The word of "Shuanzi" originated from accompaniment of yak horn qin, and it is a folk singing and dancing popular in eastern Tibet.

"Agar" is a singing and dancing during construction work, most popular on the Tibetan Plateau. It is an old and traditional art of singing and working while constructing monasteries, palaces, and manors, and repairing building roofs or the inside and outside floors.

"Chogar" is a dancing with a round and flat waist drum. It is popular in the rural areas of Lhasa and Shannan.

In Tibetan, the word of "Kaibakaimar" has the meaning of men and women singers and dancers. This sort of singing and dancing is popular in some rural areas, including Ritog County in Ngari district.

"Shuan" is an old folk singing and dancing popular in Ngari district with special style and long history.

"So-o" is an old singing and dancing form popular in Sagya County in Shigatse district, and it often appears in religious festivals.

Ballads. In respect of styles, ballads in Tibet can be divided into toast songs, love songs, pilgrimage songs, antiphonal songs, field songs (pasturing songs), children's songs, praising songs, escorting-bride songs, expedition songs, guessing songs, ballad ditty, bandit songs, etc. Among them, toast songs, love songs, children's songs, escorting-bride songs and antiphonal songs are spread most widely overt the Tibetan-inhabited areas. Field songs have another name of pasturing songs and are often popular in the Kham area (including Nagqu), with free rhythm and loud and long timbre. Expedition songs were played before armies left for a battle or returning home from victories in ancient times. And it is said that it prevailed during the Tubo Kingdom period, and later it was popular in some areas in Tibet, including Qunggyi County of Shannan district. Bandit songs are often popular in some counties in the Nagqu area.
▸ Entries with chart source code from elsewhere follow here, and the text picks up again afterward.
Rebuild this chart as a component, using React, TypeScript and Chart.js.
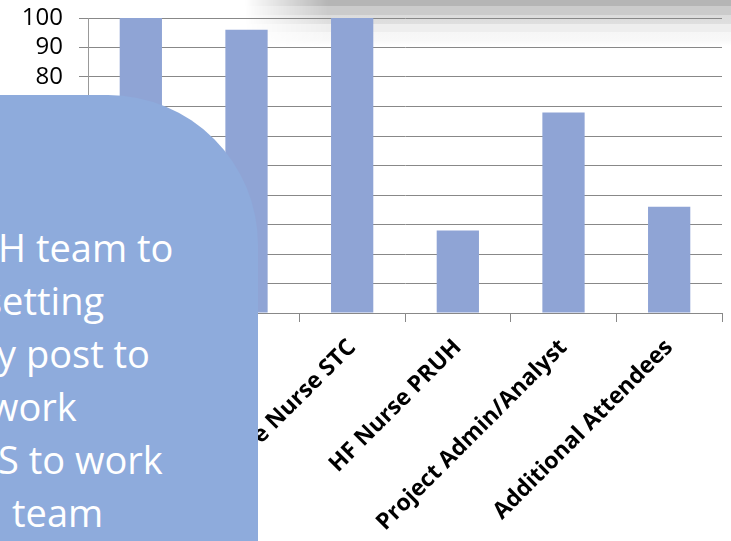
import React, { useEffect, useRef } from "react";
import { Chart, registerables } from "chart.js";

Chart.register(...registerables);

// ---- data ----
const categories = [
  "Consultant KCH",
  "HF Nurse KCH",
  "Palliative Care Nurse STC",
  "HF Nurse PRUH",
  "Project Admin/Analyst",
  "Additional Attendees",
];
const attendance = [100, 96, 100, 28, 68, 36];
const yMin = 0;
const yMax = 100;
const yStep = 10;
const overlayLines = ["H team to", "setting", "y post to", "work", "S to work", "team"];

// ---- styles (not data) ----
const overlayLineLeft = [-2, -16, -3, -11, -2, 12];
const overlayLineTop = [223, 276, 329, 382, 435, 488];

export default function App() {
  const canvasRef = useRef<HTMLCanvasElement | null>(null);

  useEffect(() => {
    const prevMargin = document.body.style.margin;
    document.body.style.margin = "0";
    const canvas = canvasRef.current;
    if (!canvas) return;
    const chart = new Chart(canvas, {
      type: "bar",
      data: {
        labels: categories,
        datasets: [
          {
            data: attendance,
            backgroundColor: "#8FA4D5",
            borderWidth: 0,
            categoryPercentage: 1,
            barPercentage: 0.4,
          },
        ],
      },
      options: {
        animation: false,
        responsive: false,
        maintainAspectRatio: false,
        layout: { padding: { top: 0, right: 9, bottom: 0, left: 0 } },
        plugins: { legend: { display: false }, tooltip: { enabled: false } },
        scales: {
          x: {
            afterFit: (scale: any) => {
              scale.height = 228;
              scale.paddingLeft = 0;
              scale.paddingRight = 0;
            },
            grid: {
              offset: true,
              drawOnChartArea: false,
              drawTicks: true,
              tickLength: 9,
              color: "#888888",
              lineWidth: 1,
            },
            border: { color: "#888888", width: 1 },
            ticks: {
              minRotation: 45,
              maxRotation: 45,
              autoSkip: false,
              color: "#000000",
              padding: 12,
              font: { family: "'Open Sans', sans-serif", size: 23, weight: "bold" },
            },
          },
          y: {
            min: yMin,
            max: yMax,
            afterFit: (scale: any) => {
              scale.width = 88;
              scale.paddingTop = 18;
              scale.paddingBottom = 0;
            },
            grid: {
              color: "#888888",
              lineWidth: 1,
              drawTicks: true,
              tickLength: 9,
            },
            border: { color: "#999999", width: 1 },
            ticks: {
              stepSize: yStep,
              autoSkip: false,
              color: "#000000",
              padding: 16,
              font: { family: "'Open Sans', sans-serif", size: 24 },
            },
          },
        },
      },
    });
    return () => {
      chart.destroy();
      document.body.style.margin = prevMargin;
    };
  }, []);

  const mask = "linear-gradient(to right, transparent 245px, #000 328px)";

  return (
    <div
      style={{
        position: "fixed",
        left: 0,
        top: 0,
        width: 731,
        height: 541,
        overflow: "hidden",
        background: "#ffffff",
      }}
    >
      <div
        style={{
          position: "absolute",
          left: 0,
          top: 0,
          width: 731,
          height: 46,
          background:
            "linear-gradient(to bottom, #b5b5b5 0px, #b5b5b5 6px, #cbcbcb 6px, #cbcbcb 15px, #dcdcdc 15px, #dfdfdf 24px, #eeeeee 24px, #eeeeee 32px, #f6f6f6 32px, #f8f8f8 40px, #ffffff 46px)",
          WebkitMaskImage: mask,
          maskImage: mask,
        }}
      />
      <canvas
        ref={canvasRef}
        width={731}
        height={541}
        style={{ position: "absolute", left: 0, top: 0, width: 731, height: 541 }}
      />
      <div
        style={{
          position: "absolute",
          left: -200,
          top: 95,
          width: 458,
          height: 500,
          background: "#8EABDC",
          borderTopRightRadius: 150,
        }}
      />
      {overlayLines.map((t, i) => (
        <div
          key={i}
          style={{
            position: "absolute",
            left: overlayLineLeft[i],
            top: overlayLineTop[i],
            color: "#ffffff",
            fontFamily: "'Open Sans', sans-serif",
            fontSize: 38,
            lineHeight: "48px",
            whiteSpace: "nowrap",
          }}
        >
          {t}
        </div>
      ))}
    </div>
  );
}
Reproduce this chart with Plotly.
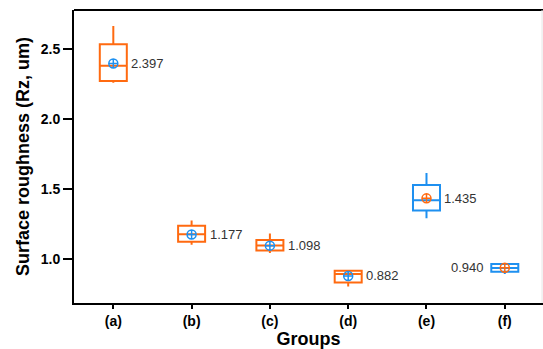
import plotly.graph_objects as go

# Surface roughness summary per group
groups = ["(a)", "(b)", "(c)", "(d)", "(e)", "(f)"]
lower_whisker = [2.260, 1.104, 1.045, 0.807, 1.294, 0.895]
q1 = [2.272, 1.125, 1.063, 0.835, 1.348, 0.912]
median = [2.381, 1.180, 1.099, 0.896, 1.422, 0.938]
q3 = [2.533, 1.239, 1.139, 0.919, 1.531, 0.967]
upper_whisker = [2.664, 1.277, 1.185, 0.922, 1.615, 0.969]
mean = [2.397, 1.177, 1.098, 0.882, 1.435, 0.940]

ORANGE = "#FF6A10"
BLUE = "#1E90F0"
box_colors = [ORANGE, ORANGE, ORANGE, ORANGE, BLUE, BLUE]
mean_colors = [BLUE, BLUE, BLUE, BLUE, ORANGE, ORANGE]
FONT = "Arial, Liberation Sans, sans-serif"

fig = go.Figure()
for i, g in enumerate(groups):
    fig.add_trace(go.Box(
        x=[i], q1=[q1[i]], median=[median[i]], q3=[q3[i]],
        lowerfence=[lower_whisker[i]], upperfence=[upper_whisker[i]],
        width=0.345, whiskerwidth=0,
        line=dict(color=box_colors[i], width=2),
        fillcolor="rgba(255,255,255,0)",
        boxpoints=False, showlegend=False, hoverinfo="skip",
    ))
    fig.add_trace(go.Scatter(
        x=[i], y=[mean[i]], mode="markers",
        marker=dict(symbol="circle-cross-open", size=9,
                    color=mean_colors[i], line=dict(width=1.5, color=mean_colors[i])),
        showlegend=False, hoverinfo="skip",
    ))
    right_side = i < len(groups) - 1
    fig.add_annotation(
        x=i, y=mean[i], text=f"{mean[i]:.3f}", showarrow=False,
        xanchor="left" if right_side else "right",
        xshift=16 if right_side else -19,
        font=dict(family=FONT, size=13, color="#333333"),
    )

# top frame line and faint right edge
fig.add_shape(type="line", xref="paper", yref="paper", x0=0, x1=1, y0=1, y1=1,
              line=dict(color="black", width=2))
fig.add_shape(type="line", xref="paper", yref="paper", x0=0.998, x1=0.998, y0=0, y1=1,
              line=dict(color="#e6e6e6", width=1))

fig.update_layout(
    width=543, height=349,
    margin=dict(l=74, r=0, t=10, b=46),
    plot_bgcolor="white", paper_bgcolor="white",
    font=dict(family=FONT, color="black"),
)
fig.update_xaxes(
    range=[-0.502, 5.488], tickmode="array",
    tickvals=list(range(len(groups))), ticktext=groups,
    showgrid=False, zeroline=False,
    showline=True, linecolor="black", linewidth=2,
    ticks="outside", ticklen=4, tickwidth=2, tickcolor="black",
    tickfont=dict(family=FONT, size=14, weight="bold"),
    title=dict(text="Groups", font=dict(family=FONT, size=18, weight="bold"), standoff=4),
)
fig.update_yaxes(
    range=[0.689, 2.778], tickvals=[1.0, 1.5, 2.0, 2.5],
    ticktext=["1.0", "1.5", "2.0", "2.5"],
    showgrid=False, zeroline=False,
    showline=True, linecolor="black", linewidth=2,
    ticks="outside", ticklen=9, tickwidth=2, tickcolor="black",
    tickfont=dict(family=FONT, size=14, weight="bold"),
    title=dict(text="Surface roughness (Rz, um)",
               font=dict(family=FONT, size=18, weight="bold"), standoff=6),
)

fig.write_html("out.html")
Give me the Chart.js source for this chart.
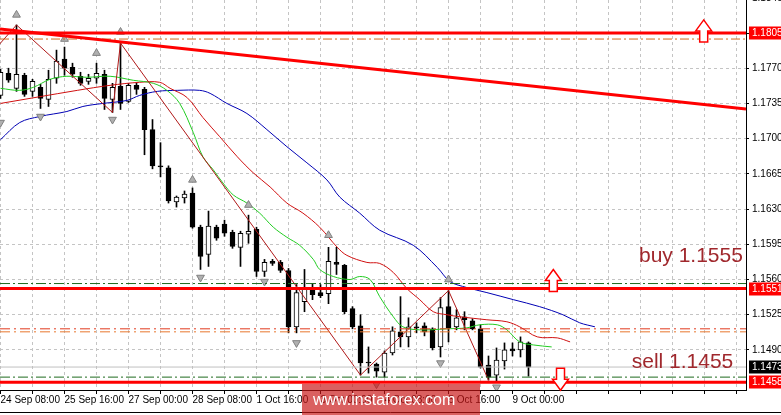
<!DOCTYPE html>
<html><head><meta charset="utf-8">
<script src="https://cdn.jsdelivr.net/npm/chart.js@4/dist/chart.umd.min.js"></script>
<style>
html,body{margin:0;padding:0;background:#fff;overflow:hidden;}
#wrap{position:relative;width:781px;height:415px;}
#c{display:block;}
#wm{position:absolute;left:302px;top:384px;width:178px;height:31px;background:rgba(200,20,20,0.68);color:#fff;
font:16px 'Liberation Sans',Arial,sans-serif;line-height:31px;padding-left:11px;box-sizing:border-box;white-space:nowrap;}
</style></head><body>
<div id="wrap"><canvas id="c" width="781" height="415"></canvas><div id="wm">www.instaforex.com</div></div>
<script>
// ---- data ----
const xLabels = ['24 Sep 08:00','25 Sep 16:00','27 Sep 00:00','28 Sep 08:00','1 Oct 16:00','3 Oct 00:00','4 Oct 08:00','5 Oct 16:00','9 Oct 00:00'];
const yTicks = [1.1840,1.1805,1.1770,1.1735,1.1700,1.1665,1.1630,1.1595,1.1560,1.1525,1.1490];

const opens  = [1.1743,1.1765,1.1750,1.1763,1.1747,1.1751,1.1739,1.1760,1.1779,1.1771,1.1762,1.1757,1.1760,1.1764,1.1739,1.1752,1.1737,1.1753,1.1749,1.1709,1.1673,1.1671,1.1637,1.1641,1.1646,1.1612,1.1585,1.1612,1.1615,1.1607,1.1592,1.1605,1.1610,1.1568,1.1578,1.1577,1.1569,1.1513,1.1538,1.1552,1.1547,1.1546,1.1577,1.1574,1.1531,1.1514,1.1478,1.1476,1.1468,1.1487,1.1508,1.1503,1.1513,1.1514,1.1511,1.1493,1.1533,1.1513,1.1523,1.1519,1.1511,1.1475,1.1465,1.1479,1.1491,1.1490,1.1497];
const highs  = [1.1769,1.1770,1.1813,1.1765,1.1759,1.1754,1.1768,1.1788,1.1791,1.1775,1.1766,1.1764,1.1775,1.1768,1.1755,1.1795,1.1755,1.1755,1.1751,1.1719,1.1696,1.1673,1.1643,1.1648,1.1651,1.1614,1.1628,1.1614,1.1619,1.1609,1.1608,1.1624,1.1612,1.1580,1.1580,1.1579,1.1571,1.1555,1.1570,1.1556,1.1555,1.1592,1.1592,1.1575,1.1533,1.1525,1.1493,1.1477,1.1489,1.1513,1.1543,1.1522,1.1517,1.1517,1.1512,1.1542,1.1549,1.1530,1.1528,1.1521,1.1515,1.1484,1.1492,1.1497,1.1497,1.1503,1.1498];
const lows   = [1.1740,1.1756,1.1747,1.1742,1.1742,1.1730,1.1732,1.1755,1.1763,1.1761,1.1753,1.1754,1.1755,1.1729,1.1726,1.1729,1.1736,1.1744,1.1684,1.1670,1.1662,1.1636,1.1632,1.1636,1.1611,1.1570,1.1573,1.1599,1.1603,1.1591,1.1573,1.1596,1.1563,1.1563,1.1574,1.1567,1.1507,1.1507,1.1528,1.1540,1.1542,1.1536,1.1565,1.1526,1.1511,1.1465,1.1467,1.1463,1.1463,1.1485,1.1493,1.1493,1.1507,1.1504,1.1490,1.1483,1.1498,1.1510,1.1510,1.1510,1.1472,1.1460,1.1458,1.1471,1.1484,1.1483,1.1464];
const closes = [1.1766,1.1758,1.1764,1.1744,1.1757,1.1740,1.1759,1.1777,1.1770,1.1764,1.1755,1.1760,1.1765,1.1740,1.1751,1.1735,1.1753,1.1749,1.1709,1.1673,1.1672,1.1638,1.1642,1.1645,1.1612,1.1583,1.1613,1.1601,1.1606,1.1593,1.1606,1.1608,1.1568,1.1577,1.1576,1.1569,1.1513,1.1547,1.1551,1.1545,1.1544,1.1578,1.1575,1.1528,1.1513,1.1477,1.1477,1.1469,1.1487,1.1509,1.1503,1.1513,1.1512,1.1508,1.1492,1.1532,1.1512,1.1522,1.1520,1.1511,1.1473,1.1463,1.1480,1.1490,1.1489,1.1498,1.1473];

const maFastIdx = [0,2.4,4.1,6.2,8.3,10.8,13.7,16.6,19.1,20.8,22.4,24.1,25.3,26.6,27.8,29.1,30.8,32.4,34.1,35.8,37.4,39.1,39.9,41.6,43.7,44.9,46.2,47.4,49.1,50.3,52.4,55.8,58.3,59.9,62.1,63.3,64.9,66.6,68.9];
const maFast    = [1.1750,1.1748,1.1751,1.1759,1.1762,1.1761,1.1762,1.1758,1.1755,1.1748,1.1735,1.1706,1.1682,1.1669,1.1656,1.1644,1.1636,1.1626,1.1612,1.1602,1.1594,1.1580,1.1570,1.1563,1.1560,1.1563,1.1560,1.1543,1.1523,1.1513,1.1510,1.1511,1.1512,1.1515,1.1515,1.1510,1.1498,1.1495,1.1493];
const maMidIdx  = [0,9.6,13.7,17.4,19.9,21.2,23.3,25.3,27.4,29.6,31.6,33.7,35.8,37.8,39.9,42.1,43.3,45.8,47.4,49.1,50.8,52.4,54.1,55.8,57.4,60.8,63.3,64.9,67.1,69.6,71.2];
const maMid     = [1.1735,1.1748,1.1753,1.1756,1.1756,1.1750,1.1741,1.1721,1.1702,1.1682,1.1666,1.1652,1.1636,1.1626,1.1612,1.1592,1.1584,1.1577,1.1576,1.1567,1.1551,1.1540,1.1528,1.1525,1.1523,1.1520,1.1518,1.1513,1.1503,1.1502,1.1498];
const maSlowIdx = [0,2.4,4.9,8.3,10.3,12.8,15.8,17.4,19.6,22.1,24.9,26.2,28.3,30.8,33.3,35.8,38.3,40.8,42.4,44.9,47.4,51.6,54.6,56.2,58.3,60.8,64.1,67.4,70.3,72.4,74.3];
const maSlow    = [1.1699,1.1716,1.1722,1.1727,1.1732,1.1735,1.1738,1.1743,1.1747,1.1748,1.1748,1.1745,1.1735,1.1725,1.1709,1.1692,1.1676,1.1659,1.1642,1.1626,1.1609,1.1594,1.1572,1.1558,1.1552,1.1547,1.1540,1.1533,1.1525,1.1517,1.1513];

const zigIdx   = [-2,2,14,15,45,56,61];
const zigPrice = [1.1777,1.1813,1.1726,1.1795,1.1465,1.1549,1.1460];

const fracUpIdx   = [2,8,12,15,24,31,41,56];
const fracUpPrice = [1.1823,1.1799,1.1785,1.1806,1.1659,1.1634,1.1604,1.1560];
const fracDnIdx   = [0,5,14,25,33,37,47,55,62];
const fracDnPrice = [1.1716,1.1722,1.1719,1.1562,1.1558,1.1497,1.1456,1.1477,1.1453];

const levelRed   = [1.1805,1.1551,1.1458];
const levelGreen = [1.1556,1.1463];
const levelOrange= [1.1799];
const levelPair  = [1.1511,1.1508];
const levelGrey  = [1.1473];
const trendIdx   = [-0.0625,93.1875];
const trendPrice = [1.18090,1.17295];

const boxPrices = [1.1805,1.1551,1.1458,1.1473];
const boxKinds  = ['red','red','red','black'];

const arrowIdx  = [87.9,69.1,70.0];
const arrowTip  = [1.1818,1.1570,1.1450];
const arrowDir  = ['up','up','down'];

const noteText  = ['buy 1.1555','sell 1.1455'];
const noteIdx   = [92.8,91.6];
const notePrice = [1.1577,1.1472];

const gridIdx = [];
for (let k = 0; k <= 92; k += 4) gridIdx.push(k);

// ---- chart ----
const X_MIN = -0.0625, X_MAX = 93.1875, Y_MIN = 1.14502, Y_MAX = 1.18378;
const FONT = "'Liberation Sans', Arial, sans-serif";
const idx = opens.map((_, i) => i);
const span = (v) => [{x: X_MIN, y: v}, {x: X_MAX, y: v}];
const hline = (v, color, width, dash, order) => ({type:'line', data: span(v), borderColor: color, borderWidth: width, borderDash: dash, pointRadius: 0, order});

const datasets = [
  {type:'bar', data: idx.map(i => ({x: i, y: [lows[i], highs[i]]})), backgroundColor:'#000', borderWidth:0, barThickness:1, grouped:false, order:40},
  {type:'bar', data: idx.map(i => ({x: i, y: [opens[i], closes[i]]})),
   backgroundColor: idx.map(i => closes[i] >= opens[i] ? '#ffffff' : '#000000'),
   borderColor:'#000', borderWidth:1, borderSkipped:false, barThickness:5, grouped:false, minBarLength:1, order:39},
  {type:'line', data: maSlowIdx.map((k,i)=>({x:k,y:maSlow[i]})), borderColor:'#0000b4', borderWidth:1, pointRadius:0, tension:0.35, order:32},
  {type:'line', data: maMidIdx.map((k,i)=>({x:k,y:maMid[i]})), borderColor:'#d01010', borderWidth:1, pointRadius:0, tension:0.35, order:31},
  {type:'line', data: maFastIdx.map((k,i)=>({x:k,y:maFast[i]})), borderColor:'#22cc22', borderWidth:1, pointRadius:0, tension:0.35, order:30},
  {type:'line', data: zigIdx.map((k,i)=>({x:k,y:zigPrice[i]})), borderColor:'#b01818', borderWidth:1, pointRadius:0, tension:0, order:25},
  {type:'scatter', data: fracUpIdx.map((k,i)=>({x:k,y:fracUpPrice[i]})), pointStyle:'triangle', pointRadius:4.5, pointRotation:0, backgroundColor:'#b0b0b0', borderColor:'#808080', borderWidth:1, order:24},
  {type:'scatter', data: fracDnIdx.map((k,i)=>({x:k,y:fracDnPrice[i]})), pointStyle:'triangle', pointRadius:4.5, pointRotation:180, backgroundColor:'#b0b0b0', borderColor:'#808080', borderWidth:1, order:24},
  hline(levelGrey[0], '#c0c0c0', 1, [], 22),
  hline(levelOrange[0], '#d2691e', 1, [9,3,2,3], 21),
  hline(levelPair[0], '#e03a1e', 1, [10,4,2,4], 21),
  hline(levelPair[1], '#e8772e', 1, [10,4,2,4], 21),
  hline(levelGreen[0], '#1e6b1e', 1, [10,3,2,3], 21),
  hline(levelGreen[1], '#1e6b1e', 1, [10,3,2,3], 21),
  hline(levelRed[0], '#ff0000', 3, [], 12),
  hline(levelRed[1], '#ff0000', 3, [], 12),
  hline(levelRed[2], '#ff0000', 3, [], 12),
  {type:'line', data: trendIdx.map((k,i)=>({x:k,y:trendPrice[i]})), borderColor:'#ff0000', borderWidth:3, pointRadius:0, order:11}
];

const overlay = {
  id: 'overlay',
  afterDraw(chart) {
    const {ctx, chartArea: ca} = chart;
    const xs = chart.scales.x, ys = chart.scales.y;
    arrowIdx.forEach((k, i) => {
      const cx = xs.getPixelForValue(k), ty = ys.getPixelForValue(arrowTip[i]);
      const d = arrowDir[i] === 'up' ? 1 : -1;
      ctx.save();
      ctx.beginPath();
      ctx.moveTo(cx, ty);
      ctx.lineTo(cx + 8, ty + 11 * d);
      ctx.lineTo(cx + 4, ty + 11 * d);
      ctx.lineTo(cx + 4, ty + 22 * d);
      ctx.lineTo(cx - 4, ty + 22 * d);
      ctx.lineTo(cx - 4, ty + 11 * d);
      ctx.lineTo(cx - 8, ty + 11 * d);
      ctx.closePath();
      ctx.fillStyle = '#ffffff'; ctx.fill();
      ctx.strokeStyle = '#ff0000'; ctx.lineWidth = 1.5; ctx.stroke();
      ctx.restore();
    });
    ctx.save();
    ctx.font = '21px ' + FONT;
    ctx.fillStyle = '#a0282d';
    ctx.textAlign = 'right';
    ctx.textBaseline = 'alphabetic';
    noteText.forEach((t, i) => ctx.fillText(t, xs.getPixelForValue(noteIdx[i]), ys.getPixelForValue(notePrice[i])));
    ctx.restore();
    ctx.save();
    ctx.font = '10px ' + FONT;
    ctx.textBaseline = 'middle';
    ctx.textAlign = 'left';
    // tick labels lying just above the visible range (cut by the top edge)
    ctx.fillStyle = '#000000';
    yTicks.filter(v => v > Y_MAX).forEach(v => ctx.fillText(v.toFixed(4), ca.right + 6, ys.getPixelForValue(v)));
    boxPrices.forEach((p, i) => {
      const py = Math.round(ys.getPixelForValue(p));
      ctx.fillStyle = boxKinds[i] === 'red' ? '#ff0000' : '#000000';
      ctx.fillRect(ca.right + 3, py - 6.5, chart.width - ca.right - 3, 13);
      ctx.fillStyle = '#ffffff';
      ctx.fillText(p.toFixed(4), ca.right + 6, py + 0.5);
    });
    ctx.restore();
    ctx.save();
    ctx.strokeStyle = '#000';
    ctx.lineWidth = 1;
    ctx.beginPath();
    ctx.moveTo(0, chart.height - 2.5); ctx.lineTo(chart.width, chart.height - 2.5);
    ctx.stroke();
    ctx.restore();
  }
};

new Chart(document.getElementById('c'), {
  type: 'line',
  data: { datasets },
  options: {
    responsive: false,
    animation: false,
    layout: { padding: 0, autoPadding: false },
    plugins: { legend: { display: false }, tooltip: { enabled: false } },
    scales: {
      x: {
        type: 'linear', min: X_MIN, max: X_MAX, offset: false,
        afterBuildTicks: s => { s.ticks = gridIdx.map(v => ({value: v})); },
        afterFit: s => { s.height = 25; s.paddingLeft = 0; s.paddingRight = 0; },
        grid: { color: '#c4c4c4', lineWidth: 1, tickLength: 4, tickColor: '#000', offset: false },
        border: { display: true, color: '#000', width: 1, dash: [3, 3] },
        ticks: {
          autoSkip: false, maxRotation: 0, minRotation: 0, align: 'start', padding: 0, color: '#000',
          font: { family: FONT, size: 10 },
          callback: (v) => { const j = v / 8; return (Number.isInteger(j) && j < xLabels.length) ? xLabels[j] : ''; }
        }
      },
      y: {
        type: 'linear', position: 'right', min: Y_MIN, max: Y_MAX,
        afterBuildTicks: s => { s.ticks = yTicks.filter(v => v <= Y_MAX).map(v => ({value: v})); },
        afterFit: s => { s.width = 35; s.paddingTop = 0; s.paddingBottom = 0; },
        grid: { color: '#c4c4c4', lineWidth: 1, tickLength: 3, tickColor: '#000' },
        border: { display: true, color: '#000', width: 1, dash: [3, 3] },
        ticks: { padding: 3, color: '#000', font: { family: FONT, size: 10 }, callback: v => Number(v).toFixed(4) }
      }
    }
  },
  plugins: [overlay]
});
</script>
</body></html>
Work songs. Laboring songs in Tibet can be divided into five types, i.e. those sung during construction, agricultural work, pasturing, sideline jobs and transporting.

Construction work songs include earth-moving songs, huge stones and timbers-moving songs, stone-carrying songs, tamping-groundsill songs, tamping-walls songs and "Agar clay" songs, etc.

Agricultural work songs include plowing songs, earth-moving songs, weeding songs, carrying-fertilizer songs, and grain-threshing songs, etc.

Pasturing work songs include herding songs, butter-making songs, shearing songs, milking songs, butter-refining songs, etc.

Sideline work songs include weaving pulu woolen fabrics songs, washing pulu woolen fabrics songs, frying qingke barley songs, grinding feedstuff songs, oil-pressing songs, arrow songs, etc.

Transporting work songs include horse and mule state songs, donkey state songs, driving yak songs, paddling yak hide rafts songs, etc.